>> Start

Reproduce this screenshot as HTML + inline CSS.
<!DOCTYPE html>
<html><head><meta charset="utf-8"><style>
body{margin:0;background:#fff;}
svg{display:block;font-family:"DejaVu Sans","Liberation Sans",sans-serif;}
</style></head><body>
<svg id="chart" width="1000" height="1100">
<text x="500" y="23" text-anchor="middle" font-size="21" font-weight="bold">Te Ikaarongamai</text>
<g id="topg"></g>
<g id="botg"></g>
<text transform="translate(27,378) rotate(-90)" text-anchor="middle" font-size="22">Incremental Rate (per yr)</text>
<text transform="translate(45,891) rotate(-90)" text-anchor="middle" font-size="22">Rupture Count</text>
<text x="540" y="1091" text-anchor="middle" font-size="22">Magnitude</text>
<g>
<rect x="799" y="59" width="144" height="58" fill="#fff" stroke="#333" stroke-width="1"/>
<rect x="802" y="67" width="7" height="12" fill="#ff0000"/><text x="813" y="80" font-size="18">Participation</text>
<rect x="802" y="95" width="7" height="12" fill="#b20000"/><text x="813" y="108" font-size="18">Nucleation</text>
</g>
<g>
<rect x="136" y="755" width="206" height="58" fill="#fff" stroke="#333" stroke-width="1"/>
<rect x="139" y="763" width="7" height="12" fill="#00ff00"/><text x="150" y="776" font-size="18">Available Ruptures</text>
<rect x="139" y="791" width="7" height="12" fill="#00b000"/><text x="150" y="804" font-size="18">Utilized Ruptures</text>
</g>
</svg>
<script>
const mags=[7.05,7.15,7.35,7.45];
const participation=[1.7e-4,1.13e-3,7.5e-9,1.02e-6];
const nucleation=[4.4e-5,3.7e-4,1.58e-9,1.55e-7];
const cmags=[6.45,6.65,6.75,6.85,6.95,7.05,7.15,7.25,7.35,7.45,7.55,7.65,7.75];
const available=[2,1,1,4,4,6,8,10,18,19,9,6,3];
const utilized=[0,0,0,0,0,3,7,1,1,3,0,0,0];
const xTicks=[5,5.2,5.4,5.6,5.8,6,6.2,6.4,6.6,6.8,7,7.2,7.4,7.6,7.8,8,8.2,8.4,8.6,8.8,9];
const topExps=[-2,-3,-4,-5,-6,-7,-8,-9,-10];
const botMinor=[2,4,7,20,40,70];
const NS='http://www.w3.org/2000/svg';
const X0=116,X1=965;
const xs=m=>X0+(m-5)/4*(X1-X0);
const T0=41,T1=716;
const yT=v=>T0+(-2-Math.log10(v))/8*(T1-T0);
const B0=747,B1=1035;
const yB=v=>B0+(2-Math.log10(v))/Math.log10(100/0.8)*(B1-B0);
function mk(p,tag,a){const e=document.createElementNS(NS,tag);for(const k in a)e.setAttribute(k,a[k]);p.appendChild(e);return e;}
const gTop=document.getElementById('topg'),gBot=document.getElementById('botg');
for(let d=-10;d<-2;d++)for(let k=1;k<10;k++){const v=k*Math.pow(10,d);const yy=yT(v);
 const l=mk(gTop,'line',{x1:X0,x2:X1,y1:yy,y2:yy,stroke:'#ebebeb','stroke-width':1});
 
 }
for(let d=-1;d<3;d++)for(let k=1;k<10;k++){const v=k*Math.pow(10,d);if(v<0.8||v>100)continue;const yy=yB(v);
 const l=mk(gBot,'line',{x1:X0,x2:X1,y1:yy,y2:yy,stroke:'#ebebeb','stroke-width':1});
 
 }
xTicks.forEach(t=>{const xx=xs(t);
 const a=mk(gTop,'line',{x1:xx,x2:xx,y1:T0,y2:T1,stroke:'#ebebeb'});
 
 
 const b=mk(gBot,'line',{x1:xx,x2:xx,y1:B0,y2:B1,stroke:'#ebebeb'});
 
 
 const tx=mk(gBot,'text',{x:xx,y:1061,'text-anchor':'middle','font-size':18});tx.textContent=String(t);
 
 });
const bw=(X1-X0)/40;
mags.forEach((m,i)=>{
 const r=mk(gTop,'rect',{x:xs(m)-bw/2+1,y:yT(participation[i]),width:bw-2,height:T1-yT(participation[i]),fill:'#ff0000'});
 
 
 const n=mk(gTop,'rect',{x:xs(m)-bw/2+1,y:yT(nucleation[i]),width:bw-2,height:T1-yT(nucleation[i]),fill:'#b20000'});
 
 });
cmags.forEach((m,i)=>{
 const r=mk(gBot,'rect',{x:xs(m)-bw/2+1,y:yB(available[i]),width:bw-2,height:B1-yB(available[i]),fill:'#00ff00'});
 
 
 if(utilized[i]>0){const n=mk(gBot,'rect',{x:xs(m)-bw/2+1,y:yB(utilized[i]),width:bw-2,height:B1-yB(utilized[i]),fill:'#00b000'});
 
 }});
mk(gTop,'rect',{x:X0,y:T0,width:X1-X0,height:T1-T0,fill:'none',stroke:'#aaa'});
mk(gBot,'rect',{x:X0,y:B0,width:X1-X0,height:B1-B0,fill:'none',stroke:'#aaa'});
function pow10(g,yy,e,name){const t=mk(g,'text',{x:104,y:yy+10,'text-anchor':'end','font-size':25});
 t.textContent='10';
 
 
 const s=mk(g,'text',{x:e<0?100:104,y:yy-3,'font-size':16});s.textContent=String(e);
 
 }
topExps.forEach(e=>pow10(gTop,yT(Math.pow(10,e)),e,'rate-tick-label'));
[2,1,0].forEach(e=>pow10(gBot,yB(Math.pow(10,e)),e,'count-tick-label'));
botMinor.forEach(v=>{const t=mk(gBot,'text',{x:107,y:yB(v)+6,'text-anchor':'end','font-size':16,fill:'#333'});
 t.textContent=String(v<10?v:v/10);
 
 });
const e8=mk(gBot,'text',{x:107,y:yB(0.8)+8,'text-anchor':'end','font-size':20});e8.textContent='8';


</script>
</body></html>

>> End

Reproduce the data in its entirety, matching each character.

_Result of the exercise:_
Reproduce this screenshot as HTML + inline CSS.
<!DOCTYPE html>
<html><head><meta charset="utf-8"><style>
body{margin:0;background:#fff;}
svg{display:block;font-family:"DejaVu Sans","Liberation Sans",sans-serif;}
</style></head><body>
<svg id="chart" width="1000" height="1100">
<text x="500" y="23" text-anchor="middle" font-size="21" font-weight="bold">Te Ikaarongamai</text>
<g id="topg"></g>
<g id="botg"></g>
<text transform="translate(27,378) rotate(-90)" text-anchor="middle" font-size="22">Incremental Rate (per yr)</text>
<text transform="translate(45,891) rotate(-90)" text-anchor="middle" font-size="22">Rupture Count</text>
<text x="540" y="1091" text-anchor="middle" font-size="22">Magnitude</text>
<g>
<rect x="799" y="59" width="144" height="58" fill="#fff" stroke="#333" stroke-width="1"/>
<rect x="802" y="67" width="7" height="12" fill="#ff0000"/><text x="813" y="80" font-size="18">Participation</text>
<rect x="802" y="95" width="7" height="12" fill="#b20000"/><text x="813" y="108" font-size="18">Nucleation</text>
</g>
<g>
<rect x="136" y="755" width="206" height="58" fill="#fff" stroke="#333" stroke-width="1"/>
<rect x="139" y="763" width="7" height="12" fill="#00ff00"/><text x="150" y="776" font-size="18">Available Ruptures</text>
<rect x="139" y="791" width="7" height="12" fill="#00b000"/><text x="150" y="804" font-size="18">Utilized Ruptures</text>
</g>
</svg>
<script>
const mags=[7.05,7.15,7.35,7.45];
const participation=[1.7e-4,1.13e-3,7.5e-9,1.02e-6];
const nucleation=[4.4e-5,3.7e-4,1.58e-9,1.55e-7];
const cmags=[6.45,6.65,6.75,6.85,6.95,7.05,7.15,7.25,7.35,7.45,7.55,7.65,7.75];
const available=[2,1,1,4,4,6,8,10,18,19,9,6,3];
const utilized=[0,0,0,0,0,3,7,1,1,3,0,0,0];
const xTicks=[5,5.2,5.4,5.6,5.8,6,6.2,6.4,6.6,6.8,7,7.2,7.4,7.6,7.8,8,8.2,8.4,8.6,8.8,9];
const topExps=[-2,-3,-4,-5,-6,-7,-8,-9,-10];
const botMinor=[2,4,7,20,40,70];
const NS='http://www.w3.org/2000/svg';
const X0=116,X1=965;
const xs=m=>X0+(m-5)/4*(X1-X0);
const T0=41,T1=716;
const yT=v=>T0+(-2-Math.log10(v))/8*(T1-T0);
const B0=747,B1=1035;
const yB=v=>B0+(2-Math.log10(v))/Math.log10(100/0.8)*(B1-B0);
function mk(p,tag,a){const e=document.createElementNS(NS,tag);for(const k in a)e.setAttribute(k,a[k]);p.appendChild(e);return e;}
const gTop=document.getElementById('topg'),gBot=document.getElementById('botg');
for(let d=-10;d<-2;d++)for(let k=1;k<10;k++){const v=k*Math.pow(10,d);const yy=yT(v);
 const l=mk(gTop,'line',{x1:X0,x2:X1,y1:yy,y2:yy,stroke:'#ebebeb','stroke-width':1});
 
 }
for(let d=-1;d<3;d++)for(let k=1;k<10;k++){const v=k*Math.pow(10,d);if(v<0.8||v>100)continue;const yy=yB(v);
 const l=mk(gBot,'line',{x1:X0,x2:X1,y1:yy,y2:yy,stroke:'#ebebeb','stroke-width':1});
 
 }
xTicks.forEach(t=>{const xx=xs(t);
 const a=mk(gTop,'line',{x1:xx,x2:xx,y1:T0,y2:T1,stroke:'#ebebeb'});
 
 
 const b=mk(gBot,'line',{x1:xx,x2:xx,y1:B0,y2:B1,stroke:'#ebebeb'});
 
 
 const tx=mk(gBot,'text',{x:xx,y:1061,'text-anchor':'middle','font-size':18});tx.textContent=String(t);
 
 });
const bw=(X1-X0)/40;
mags.forEach((m,i)=>{
 const r=mk(gTop,'rect',{x:xs(m)-bw/2+1,y:yT(participation[i]),width:bw-2,height:T1-yT(participation[i]),fill:'#ff0000'});
 
 
 const n=mk(gTop,'rect',{x:xs(m)-bw/2+1,y:yT(nucleation[i]),width:bw-2,height:T1-yT(nucleation[i]),fill:'#b20000'});
 
 });
cmags.forEach((m,i)=>{
 const r=mk(gBot,'rect',{x:xs(m)-bw/2+1,y:yB(available[i]),width:bw-2,height:B1-yB(available[i]),fill:'#00ff00'});
 
 
 if(utilized[i]>0){const n=mk(gBot,'rect',{x:xs(m)-bw/2+1,y:yB(utilized[i]),width:bw-2,height:B1-yB(utilized[i]),fill:'#00b000'});
 
 }});
mk(gTop,'rect',{x:X0,y:T0,width:X1-X0,height:T1-T0,fill:'none',stroke:'#aaa'});
mk(gBot,'rect',{x:X0,y:B0,width:X1-X0,height:B1-B0,fill:'none',stroke:'#aaa'});
function pow10(g,yy,e,name){const t=mk(g,'text',{x:104,y:yy+10,'text-anchor':'end','font-size':25});
 t.textContent='10';
 
 
 const s=mk(g,'text',{x:e<0?100:104,y:yy-3,'font-size':16});s.textContent=String(e);
 
 }
topExps.forEach(e=>pow10(gTop,yT(Math.pow(10,e)),e,'rate-tick-label'));
[2,1,0].forEach(e=>pow10(gBot,yB(Math.pow(10,e)),e,'count-tick-label'));
botMinor.forEach(v=>{const t=mk(gBot,'text',{x:107,y:yB(v)+6,'text-anchor':'end','font-size':16,fill:'#333'});
 t.textContent=String(v<10?v:v/10);
 
 });
const e8=mk(gBot,'text',{x:107,y:yB(0.8)+8,'text-anchor':'end','font-size':20});e8.textContent='8';


</script>
</body></html>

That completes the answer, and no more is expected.